Reading any book gives you the opportunity to enter into the lives of the main characters, an experience that can be enlightening, challenging, and moving all at once. Anna Karenina takes this experience to the utmost, embroiling you into the lives of characters who you end up loving and hating at once even though they exist in a world of old Russian Imperial nobility that is necessarily eons away from your own world. Since its publication in a Russian periodical from 1873-1877, Anna Karenina has come to be recognized by various writers, including Vladimir Nabokov and William Faulkner, as one of the best, if not the best, novels ever written. A must-read if there ever was one, Anna Karenina is an absolutely indispensable part of the Western canon, and you’ll find your literary boundaries greatly extended by the time you finish.

Hadji Murat

One of the formative experiences of Tolstoy’s life was the time he spent fighting in the Caucasus region when war was raging between the Imperial Russian forces and the Chechens, a Muslim group that lives in the North Caucasus. The main character in Hadji Murat is a Chechen fighter who breaks with his own forces to side with the Russians, all in the hope of protecting his family. While the story is a historical one based on people who actually lived, Tolstoy uses it to symbolically explore the themes of struggling while remaining faithful, resistance, and of course, the never-ending clash between East and West that the Chechen and Russian sides of the war represent, respectively. Hadji Murat is the work that Tolstoy completed last, very soon before he died, and it was published posthumously.

Autobiographical Trilogy

Leo Tolstoy lived an interesting life — from childhood as the son of a noble family to his fighting years to his eventual later life of renouncing most of his possessions and choosing to live a very secluded, hermit-like life. You won’t get all of that by reading his Autobiographical Trilogy, however, because it is the combined set of his first three novels, published when he was in his 20s and well before he adopted the philosophies that would lead to his eventual secluded existence. However, it was these books that put him on the map of Russian literature, and his predecessors recognized his incredible talent right from the beginning. The first is Childhood followed by Boyhood and then Youth, and they are early examples of the expressionist style in writing. By blurring the lines between fact, fiction, and emotion, Tolstoy is, thus, able to bring the reader even closer to the character.

The Death of Ivan Ilyich

A complicated and difficult work, The Death of Ivan Ilyich came out of a complicated and difficult period of Tolstoy’s own life. He had a break with the Russian Orthodox Church in the 1880s, which led him to leave the church and confront his own philosophies about life, death, and everything in between. The work that he published during this period of questioning, including The Death of Ivan Ilyich, is undoubtedly both extremely challenging and extremely rewarding to read. This particular story follows a high-ranking judge, who works his way up the social ladder in a way that seems fulfilling, that is, until he has an accident that makes him begin to question everything for which he worked.
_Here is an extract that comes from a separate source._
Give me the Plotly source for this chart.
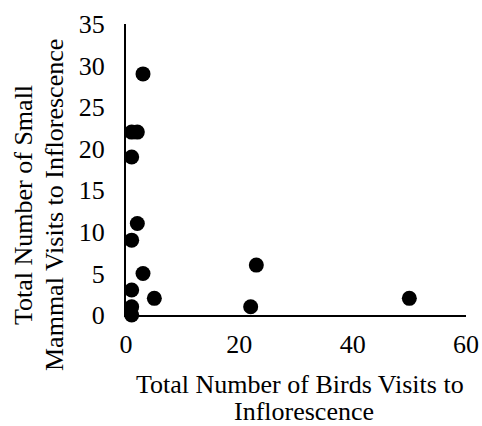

Tolstoy uses this story to articulate many of his own new philosophies, which come through clearer in this work of fiction than they would simply laid out on their own.

Sevastopol

Sevastopol Sketches

When Tolstoy was young, he took part in the Crimean War, spending a good amount of time in the Crimean port city of Sevastopol. Based on this experience, he wrote his series of short stories called the Sevastopol Sketches, which takes readers through not only his experiences but also the city itself — one story, indeed, begins with a detailed tour of the city and addresses the reader as ‘you.’ More than a simple introduction, however, the overarching themes of the collection end up being war and the connected ideas that go with it, such as heroism, vanity, and the senselessness of violence. Given that the Crimea is in a contested zone even now, the truths that Tolstoy put forward a century and a half ago seem even stronger.

The Kingdom of God is Within You

The final years of Tolstoy’s life were motivated and organized by his extreme Christian philosophy, but his Christian extremism was far from what we see in the news these days. He believed that Christ was the absolute embodiment of nonviolent resistance, and that violence and revenge of any sort were absolutely intolerable from a Christian standpoint. Tolstoy wasn’t alone in believing that resistance shouldn’t include violence, and his book had a deep effect on one particularly well-known nonviolent protestor: Mahatma Gandhi. Gandhi read this book, and the two men later began a correspondence that would last until the end of Tolstoy’s life. It was the plan written out in Tolstoy’s A Letter to a Hindu about how the Indian people could overthrow the colonial British Rule using passive resistance instead of violence that would eventually end up freeing the Indian people, under Gandhi’s guidance.

The Cossacks

The Cossacks is another work where Tolstoy’s own life experiences crept into his writing. This novel was actually originally called Young Manhood, which would have connected it to the Autobiographical Trilogy mentioned above. It follows the story of a young Russian man who goes down into the Caucasus to fight in the Caucasian Wars but then finds himself drawn to the way of life of the Cossacks who live in that region. He uses this new life as an escape from his own and begins to blend into the local society — by wearing Cossack clothes or falling in love with a Cossack woman. Unfortunately for him, this woman is engaged to another man, and the protagonist himself is engaged to another woman back in Russia. In typical Tolstoy fashion, this is a fascinating journey into many of the intricacies of human nature.